Written problem ▸
Say the number of lines containing the string "this", and say nothing else.

Data records ▸
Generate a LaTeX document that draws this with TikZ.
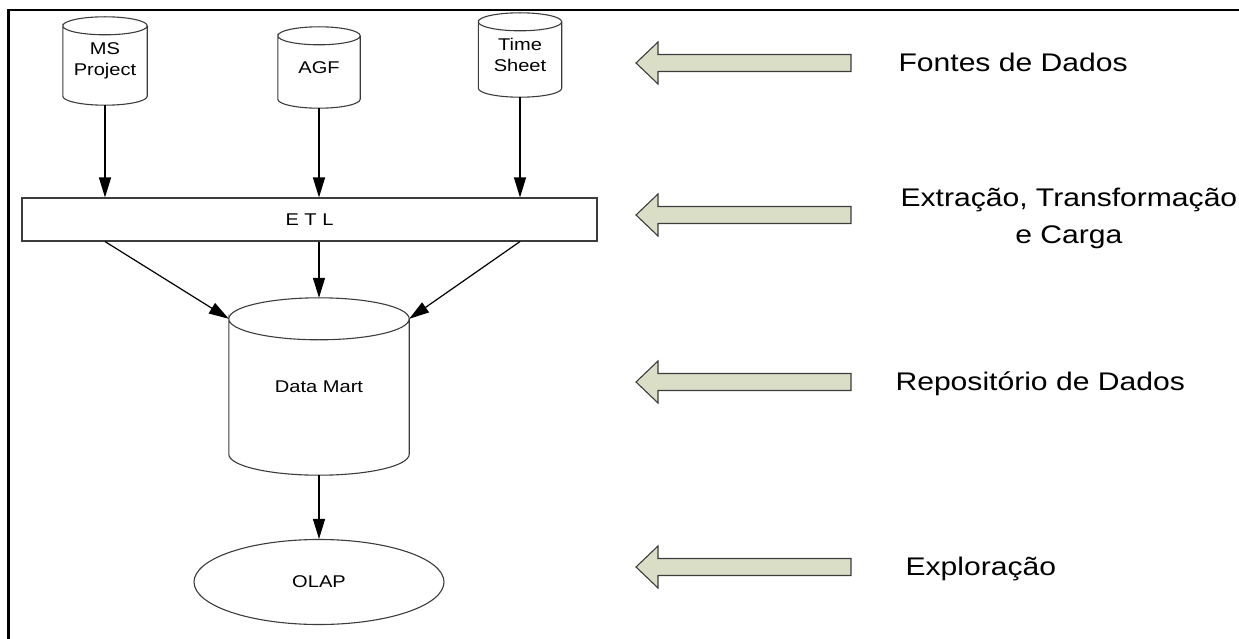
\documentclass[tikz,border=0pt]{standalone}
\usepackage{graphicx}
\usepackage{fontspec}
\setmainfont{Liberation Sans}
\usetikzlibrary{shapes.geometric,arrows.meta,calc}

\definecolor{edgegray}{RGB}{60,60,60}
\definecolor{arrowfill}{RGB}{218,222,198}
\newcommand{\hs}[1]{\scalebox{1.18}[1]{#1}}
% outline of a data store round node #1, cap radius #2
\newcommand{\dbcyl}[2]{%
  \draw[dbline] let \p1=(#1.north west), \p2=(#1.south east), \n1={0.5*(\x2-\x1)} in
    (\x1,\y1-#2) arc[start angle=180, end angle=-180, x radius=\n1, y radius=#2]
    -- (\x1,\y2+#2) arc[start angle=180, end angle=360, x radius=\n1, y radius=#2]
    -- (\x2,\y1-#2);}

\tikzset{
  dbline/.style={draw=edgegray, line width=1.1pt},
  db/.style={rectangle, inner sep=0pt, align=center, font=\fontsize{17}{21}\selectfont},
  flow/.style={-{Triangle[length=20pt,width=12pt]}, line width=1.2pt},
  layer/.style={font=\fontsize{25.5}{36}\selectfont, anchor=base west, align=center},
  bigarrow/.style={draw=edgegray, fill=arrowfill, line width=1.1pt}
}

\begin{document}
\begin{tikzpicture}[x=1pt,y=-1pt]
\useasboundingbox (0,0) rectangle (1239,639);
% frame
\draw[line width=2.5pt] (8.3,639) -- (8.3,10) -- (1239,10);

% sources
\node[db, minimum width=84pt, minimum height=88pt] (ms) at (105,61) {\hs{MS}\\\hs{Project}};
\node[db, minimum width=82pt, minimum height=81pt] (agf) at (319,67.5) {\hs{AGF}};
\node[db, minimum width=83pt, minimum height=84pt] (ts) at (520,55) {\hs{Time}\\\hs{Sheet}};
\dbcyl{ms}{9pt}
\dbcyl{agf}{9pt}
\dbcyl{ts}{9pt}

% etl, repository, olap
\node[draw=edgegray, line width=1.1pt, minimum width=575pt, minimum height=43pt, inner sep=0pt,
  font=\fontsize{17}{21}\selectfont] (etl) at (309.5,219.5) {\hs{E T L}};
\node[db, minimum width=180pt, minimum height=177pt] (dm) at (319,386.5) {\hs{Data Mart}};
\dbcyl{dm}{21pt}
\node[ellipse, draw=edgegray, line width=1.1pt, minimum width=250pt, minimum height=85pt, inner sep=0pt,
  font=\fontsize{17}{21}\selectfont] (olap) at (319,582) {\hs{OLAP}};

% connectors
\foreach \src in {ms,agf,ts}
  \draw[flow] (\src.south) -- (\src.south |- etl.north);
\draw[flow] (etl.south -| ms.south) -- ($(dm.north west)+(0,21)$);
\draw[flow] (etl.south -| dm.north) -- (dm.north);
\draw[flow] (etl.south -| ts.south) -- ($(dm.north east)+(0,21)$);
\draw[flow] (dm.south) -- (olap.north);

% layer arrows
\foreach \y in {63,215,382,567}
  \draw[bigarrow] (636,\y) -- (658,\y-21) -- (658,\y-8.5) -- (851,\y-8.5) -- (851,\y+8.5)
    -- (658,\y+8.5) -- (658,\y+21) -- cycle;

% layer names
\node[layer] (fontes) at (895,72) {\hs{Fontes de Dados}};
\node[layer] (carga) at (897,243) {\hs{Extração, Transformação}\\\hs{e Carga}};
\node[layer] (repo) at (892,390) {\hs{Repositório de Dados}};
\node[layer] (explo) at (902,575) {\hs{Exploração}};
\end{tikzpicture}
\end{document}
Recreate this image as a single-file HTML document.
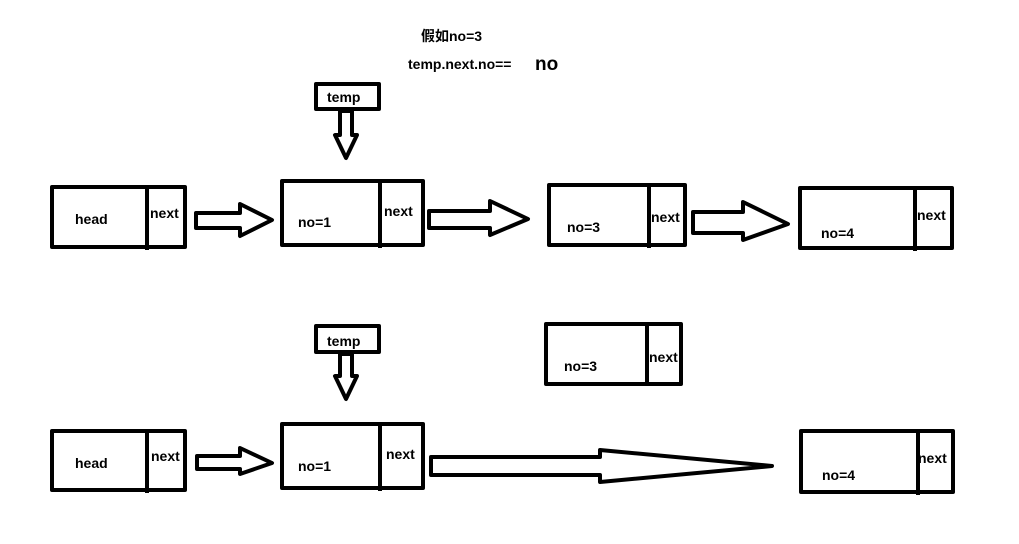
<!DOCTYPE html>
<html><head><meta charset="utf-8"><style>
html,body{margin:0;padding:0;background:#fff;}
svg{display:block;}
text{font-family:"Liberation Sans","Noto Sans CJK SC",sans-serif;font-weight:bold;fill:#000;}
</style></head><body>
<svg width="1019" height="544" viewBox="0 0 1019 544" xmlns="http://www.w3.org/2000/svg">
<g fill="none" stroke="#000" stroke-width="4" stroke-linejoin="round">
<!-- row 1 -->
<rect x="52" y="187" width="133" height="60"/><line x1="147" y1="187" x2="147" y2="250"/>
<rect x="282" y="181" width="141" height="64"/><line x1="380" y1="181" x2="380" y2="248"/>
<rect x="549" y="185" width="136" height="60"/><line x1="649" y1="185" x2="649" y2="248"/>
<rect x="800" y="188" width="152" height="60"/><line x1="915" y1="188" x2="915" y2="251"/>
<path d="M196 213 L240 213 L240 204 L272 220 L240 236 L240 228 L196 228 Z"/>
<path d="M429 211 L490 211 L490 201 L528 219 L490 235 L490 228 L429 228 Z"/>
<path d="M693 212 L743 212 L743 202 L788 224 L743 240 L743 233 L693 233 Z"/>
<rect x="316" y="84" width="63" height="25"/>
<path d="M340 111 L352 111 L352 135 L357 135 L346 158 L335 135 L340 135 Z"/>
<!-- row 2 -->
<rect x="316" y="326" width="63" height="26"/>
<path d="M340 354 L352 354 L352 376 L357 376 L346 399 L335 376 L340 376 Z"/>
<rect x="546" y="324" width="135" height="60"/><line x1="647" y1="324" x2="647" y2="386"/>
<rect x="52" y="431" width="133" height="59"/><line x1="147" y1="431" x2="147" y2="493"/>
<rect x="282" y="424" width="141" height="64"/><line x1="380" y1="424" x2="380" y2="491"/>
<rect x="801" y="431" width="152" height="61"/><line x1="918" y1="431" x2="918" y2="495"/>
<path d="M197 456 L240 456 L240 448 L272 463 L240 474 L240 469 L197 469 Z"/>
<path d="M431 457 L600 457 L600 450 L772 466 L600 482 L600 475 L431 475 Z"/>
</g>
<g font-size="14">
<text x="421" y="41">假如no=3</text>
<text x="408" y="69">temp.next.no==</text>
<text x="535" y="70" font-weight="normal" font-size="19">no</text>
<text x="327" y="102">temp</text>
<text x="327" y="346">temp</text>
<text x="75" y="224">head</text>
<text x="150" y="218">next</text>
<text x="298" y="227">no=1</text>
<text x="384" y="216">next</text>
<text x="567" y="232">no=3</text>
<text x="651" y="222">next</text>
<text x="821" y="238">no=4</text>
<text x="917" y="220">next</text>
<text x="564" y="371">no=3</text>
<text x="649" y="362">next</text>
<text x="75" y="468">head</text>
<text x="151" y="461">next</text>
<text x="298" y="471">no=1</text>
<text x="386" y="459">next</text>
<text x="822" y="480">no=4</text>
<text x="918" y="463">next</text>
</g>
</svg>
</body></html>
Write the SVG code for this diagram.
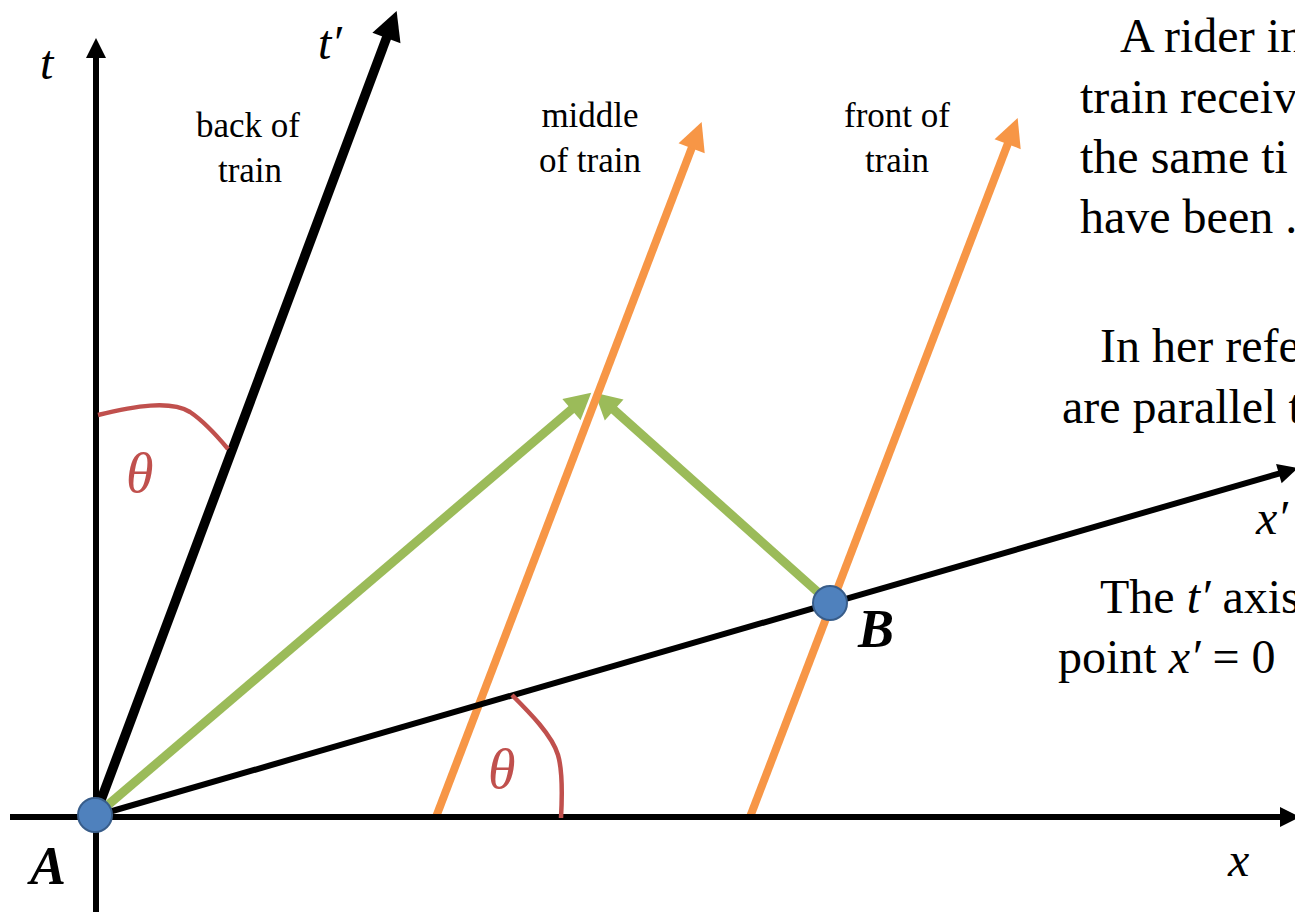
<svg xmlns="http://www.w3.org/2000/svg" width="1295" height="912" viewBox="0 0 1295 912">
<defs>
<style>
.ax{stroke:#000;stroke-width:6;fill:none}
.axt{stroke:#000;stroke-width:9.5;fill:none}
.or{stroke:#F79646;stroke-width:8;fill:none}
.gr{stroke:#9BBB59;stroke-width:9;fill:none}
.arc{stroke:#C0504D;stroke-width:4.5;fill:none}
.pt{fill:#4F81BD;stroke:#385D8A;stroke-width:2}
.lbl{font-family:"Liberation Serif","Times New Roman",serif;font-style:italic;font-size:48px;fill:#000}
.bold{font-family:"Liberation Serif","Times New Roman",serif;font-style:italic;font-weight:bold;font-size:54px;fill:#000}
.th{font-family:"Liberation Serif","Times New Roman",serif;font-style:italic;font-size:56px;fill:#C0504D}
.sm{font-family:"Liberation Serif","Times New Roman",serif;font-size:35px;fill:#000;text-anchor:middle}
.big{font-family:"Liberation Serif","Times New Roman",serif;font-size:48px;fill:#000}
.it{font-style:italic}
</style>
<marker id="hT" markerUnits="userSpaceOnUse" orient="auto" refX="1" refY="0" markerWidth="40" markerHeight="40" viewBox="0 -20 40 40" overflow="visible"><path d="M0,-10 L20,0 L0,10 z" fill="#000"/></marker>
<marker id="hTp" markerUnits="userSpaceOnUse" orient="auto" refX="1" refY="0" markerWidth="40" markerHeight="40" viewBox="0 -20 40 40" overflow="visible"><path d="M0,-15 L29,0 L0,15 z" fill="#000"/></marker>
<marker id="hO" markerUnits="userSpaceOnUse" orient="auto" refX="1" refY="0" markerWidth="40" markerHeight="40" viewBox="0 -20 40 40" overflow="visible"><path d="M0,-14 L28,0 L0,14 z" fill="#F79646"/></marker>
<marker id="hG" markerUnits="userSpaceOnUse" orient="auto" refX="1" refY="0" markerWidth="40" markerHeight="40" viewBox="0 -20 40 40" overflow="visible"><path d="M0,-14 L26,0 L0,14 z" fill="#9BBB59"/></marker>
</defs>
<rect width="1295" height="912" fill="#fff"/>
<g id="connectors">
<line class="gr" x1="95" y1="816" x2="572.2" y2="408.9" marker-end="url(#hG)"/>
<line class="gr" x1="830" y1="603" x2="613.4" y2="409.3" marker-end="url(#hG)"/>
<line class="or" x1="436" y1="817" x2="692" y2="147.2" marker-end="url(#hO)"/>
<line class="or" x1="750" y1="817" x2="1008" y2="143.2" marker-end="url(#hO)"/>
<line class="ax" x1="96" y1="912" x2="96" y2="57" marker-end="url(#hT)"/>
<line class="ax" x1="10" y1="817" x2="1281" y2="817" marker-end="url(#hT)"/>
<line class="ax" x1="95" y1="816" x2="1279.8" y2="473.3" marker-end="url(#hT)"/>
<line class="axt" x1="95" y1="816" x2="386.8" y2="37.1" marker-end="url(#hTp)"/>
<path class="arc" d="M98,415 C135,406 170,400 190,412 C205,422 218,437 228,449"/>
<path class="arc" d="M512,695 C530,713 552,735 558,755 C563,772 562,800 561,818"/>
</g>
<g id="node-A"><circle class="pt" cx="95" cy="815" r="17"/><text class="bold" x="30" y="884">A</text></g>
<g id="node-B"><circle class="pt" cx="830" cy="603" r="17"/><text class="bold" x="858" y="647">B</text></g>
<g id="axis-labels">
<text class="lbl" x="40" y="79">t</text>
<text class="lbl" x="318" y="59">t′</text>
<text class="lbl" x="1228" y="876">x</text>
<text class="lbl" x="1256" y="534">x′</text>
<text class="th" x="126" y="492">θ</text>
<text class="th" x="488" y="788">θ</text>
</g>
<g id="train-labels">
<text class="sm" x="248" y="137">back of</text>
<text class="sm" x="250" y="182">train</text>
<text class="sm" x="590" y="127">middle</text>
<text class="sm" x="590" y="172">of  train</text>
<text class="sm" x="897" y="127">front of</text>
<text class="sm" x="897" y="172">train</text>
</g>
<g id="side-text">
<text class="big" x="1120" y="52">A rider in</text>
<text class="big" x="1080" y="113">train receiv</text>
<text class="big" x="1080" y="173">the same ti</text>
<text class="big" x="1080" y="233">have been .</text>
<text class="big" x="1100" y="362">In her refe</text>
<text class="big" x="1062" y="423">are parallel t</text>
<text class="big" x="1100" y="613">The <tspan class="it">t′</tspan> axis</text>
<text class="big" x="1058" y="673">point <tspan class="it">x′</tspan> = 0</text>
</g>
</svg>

Exercise solution ▸
3